= Short task =
Quote the listing below in its entirety, omitting every image.

>> begin Information supplied

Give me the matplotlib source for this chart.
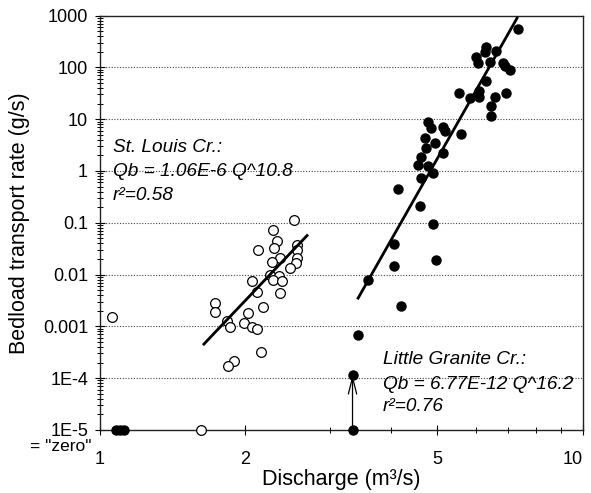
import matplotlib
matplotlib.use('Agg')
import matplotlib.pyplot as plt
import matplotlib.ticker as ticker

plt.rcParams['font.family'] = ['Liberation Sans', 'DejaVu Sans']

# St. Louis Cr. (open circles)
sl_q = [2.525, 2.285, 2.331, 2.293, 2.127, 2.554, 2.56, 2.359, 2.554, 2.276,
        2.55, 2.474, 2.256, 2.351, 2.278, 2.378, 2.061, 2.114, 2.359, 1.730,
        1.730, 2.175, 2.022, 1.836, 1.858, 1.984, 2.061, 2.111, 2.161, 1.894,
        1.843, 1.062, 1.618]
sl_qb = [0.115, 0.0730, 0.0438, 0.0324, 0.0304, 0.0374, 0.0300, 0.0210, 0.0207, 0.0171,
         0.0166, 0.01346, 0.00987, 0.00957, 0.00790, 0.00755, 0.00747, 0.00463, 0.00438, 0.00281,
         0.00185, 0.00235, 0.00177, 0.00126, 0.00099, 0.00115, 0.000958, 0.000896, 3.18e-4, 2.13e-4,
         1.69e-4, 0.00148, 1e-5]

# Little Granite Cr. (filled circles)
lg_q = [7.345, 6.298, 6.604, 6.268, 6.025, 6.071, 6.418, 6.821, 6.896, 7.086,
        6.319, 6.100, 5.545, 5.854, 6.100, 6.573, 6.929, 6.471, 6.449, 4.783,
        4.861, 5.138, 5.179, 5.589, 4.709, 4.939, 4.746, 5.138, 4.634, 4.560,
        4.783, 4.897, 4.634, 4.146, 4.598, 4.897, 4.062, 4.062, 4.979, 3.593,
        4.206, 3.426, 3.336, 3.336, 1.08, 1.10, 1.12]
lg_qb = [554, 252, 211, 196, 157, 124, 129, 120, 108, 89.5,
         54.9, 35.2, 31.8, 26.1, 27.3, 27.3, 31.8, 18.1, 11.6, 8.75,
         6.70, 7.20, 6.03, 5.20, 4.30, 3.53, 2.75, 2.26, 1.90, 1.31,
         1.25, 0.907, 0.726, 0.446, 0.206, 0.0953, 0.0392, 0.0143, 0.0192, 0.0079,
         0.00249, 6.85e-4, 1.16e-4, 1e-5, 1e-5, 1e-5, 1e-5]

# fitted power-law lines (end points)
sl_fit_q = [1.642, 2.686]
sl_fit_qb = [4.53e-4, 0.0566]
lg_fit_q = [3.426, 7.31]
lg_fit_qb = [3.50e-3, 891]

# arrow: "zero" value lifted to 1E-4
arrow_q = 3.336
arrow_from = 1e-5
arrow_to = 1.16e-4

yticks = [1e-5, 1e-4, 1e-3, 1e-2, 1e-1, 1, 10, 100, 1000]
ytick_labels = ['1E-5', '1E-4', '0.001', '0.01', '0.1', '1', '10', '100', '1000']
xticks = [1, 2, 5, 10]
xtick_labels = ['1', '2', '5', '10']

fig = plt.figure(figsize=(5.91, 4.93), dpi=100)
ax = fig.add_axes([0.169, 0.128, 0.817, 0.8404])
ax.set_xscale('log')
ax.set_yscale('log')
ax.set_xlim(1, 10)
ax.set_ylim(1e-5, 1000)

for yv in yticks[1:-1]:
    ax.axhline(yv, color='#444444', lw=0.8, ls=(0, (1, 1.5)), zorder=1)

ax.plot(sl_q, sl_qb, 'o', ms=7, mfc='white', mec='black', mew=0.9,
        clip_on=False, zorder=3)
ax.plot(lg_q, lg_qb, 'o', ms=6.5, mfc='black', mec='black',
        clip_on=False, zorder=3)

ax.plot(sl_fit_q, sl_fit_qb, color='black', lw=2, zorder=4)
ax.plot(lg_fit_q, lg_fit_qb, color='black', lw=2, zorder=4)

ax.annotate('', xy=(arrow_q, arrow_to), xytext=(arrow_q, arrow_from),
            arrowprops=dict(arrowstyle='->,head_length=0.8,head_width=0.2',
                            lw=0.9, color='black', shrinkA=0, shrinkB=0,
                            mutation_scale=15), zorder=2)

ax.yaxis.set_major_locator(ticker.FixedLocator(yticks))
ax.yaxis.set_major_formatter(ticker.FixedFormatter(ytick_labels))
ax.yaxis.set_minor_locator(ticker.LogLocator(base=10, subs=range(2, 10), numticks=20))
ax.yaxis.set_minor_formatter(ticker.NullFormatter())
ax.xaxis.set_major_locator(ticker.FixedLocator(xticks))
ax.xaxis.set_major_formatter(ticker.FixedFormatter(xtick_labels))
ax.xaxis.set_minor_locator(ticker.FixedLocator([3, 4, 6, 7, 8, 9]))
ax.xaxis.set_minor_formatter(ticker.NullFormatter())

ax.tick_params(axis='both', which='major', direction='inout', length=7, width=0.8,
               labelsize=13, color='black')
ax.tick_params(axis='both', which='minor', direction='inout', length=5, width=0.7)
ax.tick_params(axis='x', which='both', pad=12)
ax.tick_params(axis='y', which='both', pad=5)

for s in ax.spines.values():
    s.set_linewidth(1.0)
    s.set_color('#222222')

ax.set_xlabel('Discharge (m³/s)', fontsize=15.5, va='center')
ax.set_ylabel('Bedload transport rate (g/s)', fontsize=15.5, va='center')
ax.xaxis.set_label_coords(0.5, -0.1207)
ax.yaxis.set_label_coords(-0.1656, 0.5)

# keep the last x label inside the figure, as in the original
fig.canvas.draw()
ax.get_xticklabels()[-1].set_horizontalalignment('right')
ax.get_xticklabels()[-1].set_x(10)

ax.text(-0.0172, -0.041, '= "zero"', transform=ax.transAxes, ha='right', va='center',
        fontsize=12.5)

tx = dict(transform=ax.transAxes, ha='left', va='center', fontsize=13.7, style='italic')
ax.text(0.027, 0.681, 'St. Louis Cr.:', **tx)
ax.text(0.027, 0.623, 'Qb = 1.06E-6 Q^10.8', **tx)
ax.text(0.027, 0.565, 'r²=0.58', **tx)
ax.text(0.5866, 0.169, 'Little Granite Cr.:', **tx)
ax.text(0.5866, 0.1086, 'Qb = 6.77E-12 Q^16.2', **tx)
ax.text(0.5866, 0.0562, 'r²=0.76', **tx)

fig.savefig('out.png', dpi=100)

>> end Information supplied

= Problem solution =
Give me the matplotlib source for this chart.
import matplotlib
matplotlib.use('Agg')
import matplotlib.pyplot as plt
import matplotlib.ticker as ticker

plt.rcParams['font.family'] = ['Liberation Sans', 'DejaVu Sans']

# St. Louis Cr. (open circles)
sl_q = [2.525, 2.285, 2.331, 2.293, 2.127, 2.554, 2.56, 2.359, 2.554, 2.276,
        2.55, 2.474, 2.256, 2.351, 2.278, 2.378, 2.061, 2.114, 2.359, 1.730,
        1.730, 2.175, 2.022, 1.836, 1.858, 1.984, 2.061, 2.111, 2.161, 1.894,
        1.843, 1.062, 1.618]
sl_qb = [0.115, 0.0730, 0.0438, 0.0324, 0.0304, 0.0374, 0.0300, 0.0210, 0.0207, 0.0171,
         0.0166, 0.01346, 0.00987, 0.00957, 0.00790, 0.00755, 0.00747, 0.00463, 0.00438, 0.00281,
         0.00185, 0.00235, 0.00177, 0.00126, 0.00099, 0.00115, 0.000958, 0.000896, 3.18e-4, 2.13e-4,
         1.69e-4, 0.00148, 1e-5]

# Little Granite Cr. (filled circles)
lg_q = [7.345, 6.298, 6.604, 6.268, 6.025, 6.071, 6.418, 6.821, 6.896, 7.086,
        6.319, 6.100, 5.545, 5.854, 6.100, 6.573, 6.929, 6.471, 6.449, 4.783,
        4.861, 5.138, 5.179, 5.589, 4.709, 4.939, 4.746, 5.138, 4.634, 4.560,
        4.783, 4.897, 4.634, 4.146, 4.598, 4.897, 4.062, 4.062, 4.979, 3.593,
        4.206, 3.426, 3.336, 3.336, 1.08, 1.10, 1.12]
lg_qb = [554, 252, 211, 196, 157, 124, 129, 120, 108, 89.5,
         54.9, 35.2, 31.8, 26.1, 27.3, 27.3, 31.8, 18.1, 11.6, 8.75,
         6.70, 7.20, 6.03, 5.20, 4.30, 3.53, 2.75, 2.26, 1.90, 1.31,
         1.25, 0.907, 0.726, 0.446, 0.206, 0.0953, 0.0392, 0.0143, 0.0192, 0.0079,
         0.00249, 6.85e-4, 1.16e-4, 1e-5, 1e-5, 1e-5, 1e-5]

# fitted power-law lines (end points)
sl_fit_q = [1.642, 2.686]
sl_fit_qb = [4.53e-4, 0.0566]
lg_fit_q = [3.426, 7.31]
lg_fit_qb = [3.50e-3, 891]

# arrow: "zero" value lifted to 1E-4
arrow_q = 3.336
arrow_from = 1e-5
arrow_to = 1.16e-4

yticks = [1e-5, 1e-4, 1e-3, 1e-2, 1e-1, 1, 10, 100, 1000]
ytick_labels = ['1E-5', '1E-4', '0.001', '0.01', '0.1', '1', '10', '100', '1000']
xticks = [1, 2, 5, 10]
xtick_labels = ['1', '2', '5', '10']

fig = plt.figure(figsize=(5.91, 4.93), dpi=100)
ax = fig.add_axes([0.169, 0.128, 0.817, 0.8404])
ax.set_xscale('log')
ax.set_yscale('log')
ax.set_xlim(1, 10)
ax.set_ylim(1e-5, 1000)

for yv in yticks[1:-1]:
    ax.axhline(yv, color='#444444', lw=0.8, ls=(0, (1, 1.5)), zorder=1)

ax.plot(sl_q, sl_qb, 'o', ms=7, mfc='white', mec='black', mew=0.9,
        clip_on=False, zorder=3)
ax.plot(lg_q, lg_qb, 'o', ms=6.5, mfc='black', mec='black',
        clip_on=False, zorder=3)

ax.plot(sl_fit_q, sl_fit_qb, color='black', lw=2, zorder=4)
ax.plot(lg_fit_q, lg_fit_qb, color='black', lw=2, zorder=4)

ax.annotate('', xy=(arrow_q, arrow_to), xytext=(arrow_q, arrow_from),
            arrowprops=dict(arrowstyle='->,head_length=0.8,head_width=0.2',
                            lw=0.9, color='black', shrinkA=0, shrinkB=0,
                            mutation_scale=15), zorder=2)

ax.yaxis.set_major_locator(ticker.FixedLocator(yticks))
ax.yaxis.set_major_formatter(ticker.FixedFormatter(ytick_labels))
ax.yaxis.set_minor_locator(ticker.LogLocator(base=10, subs=range(2, 10), numticks=20))
ax.yaxis.set_minor_formatter(ticker.NullFormatter())
ax.xaxis.set_major_locator(ticker.FixedLocator(xticks))
ax.xaxis.set_major_formatter(ticker.FixedFormatter(xtick_labels))
ax.xaxis.set_minor_locator(ticker.FixedLocator([3, 4, 6, 7, 8, 9]))
ax.xaxis.set_minor_formatter(ticker.NullFormatter())

ax.tick_params(axis='both', which='major', direction='inout', length=7, width=0.8,
               labelsize=13, color='black')
ax.tick_params(axis='both', which='minor', direction='inout', length=5, width=0.7)
ax.tick_params(axis='x', which='both', pad=12)
ax.tick_params(axis='y', which='both', pad=5)

for s in ax.spines.values():
    s.set_linewidth(1.0)
    s.set_color('#222222')

ax.set_xlabel('Discharge (m³/s)', fontsize=15.5, va='center')
ax.set_ylabel('Bedload transport rate (g/s)', fontsize=15.5, va='center')
ax.xaxis.set_label_coords(0.5, -0.1207)
ax.yaxis.set_label_coords(-0.1656, 0.5)

# keep the last x label inside the figure, as in the original
fig.canvas.draw()
ax.get_xticklabels()[-1].set_horizontalalignment('right')
ax.get_xticklabels()[-1].set_x(10)

ax.text(-0.0172, -0.041, '= "zero"', transform=ax.transAxes, ha='right', va='center',
        fontsize=12.5)

tx = dict(transform=ax.transAxes, ha='left', va='center', fontsize=13.7, style='italic')
ax.text(0.027, 0.681, 'St. Louis Cr.:', **tx)
ax.text(0.027, 0.623, 'Qb = 1.06E-6 Q^10.8', **tx)
ax.text(0.027, 0.565, 'r²=0.58', **tx)
ax.text(0.5866, 0.169, 'Little Granite Cr.:', **tx)
ax.text(0.5866, 0.1086, 'Qb = 6.77E-12 Q^16.2', **tx)
ax.text(0.5866, 0.0562, 'r²=0.76', **tx)

fig.savefig('out.png', dpi=100)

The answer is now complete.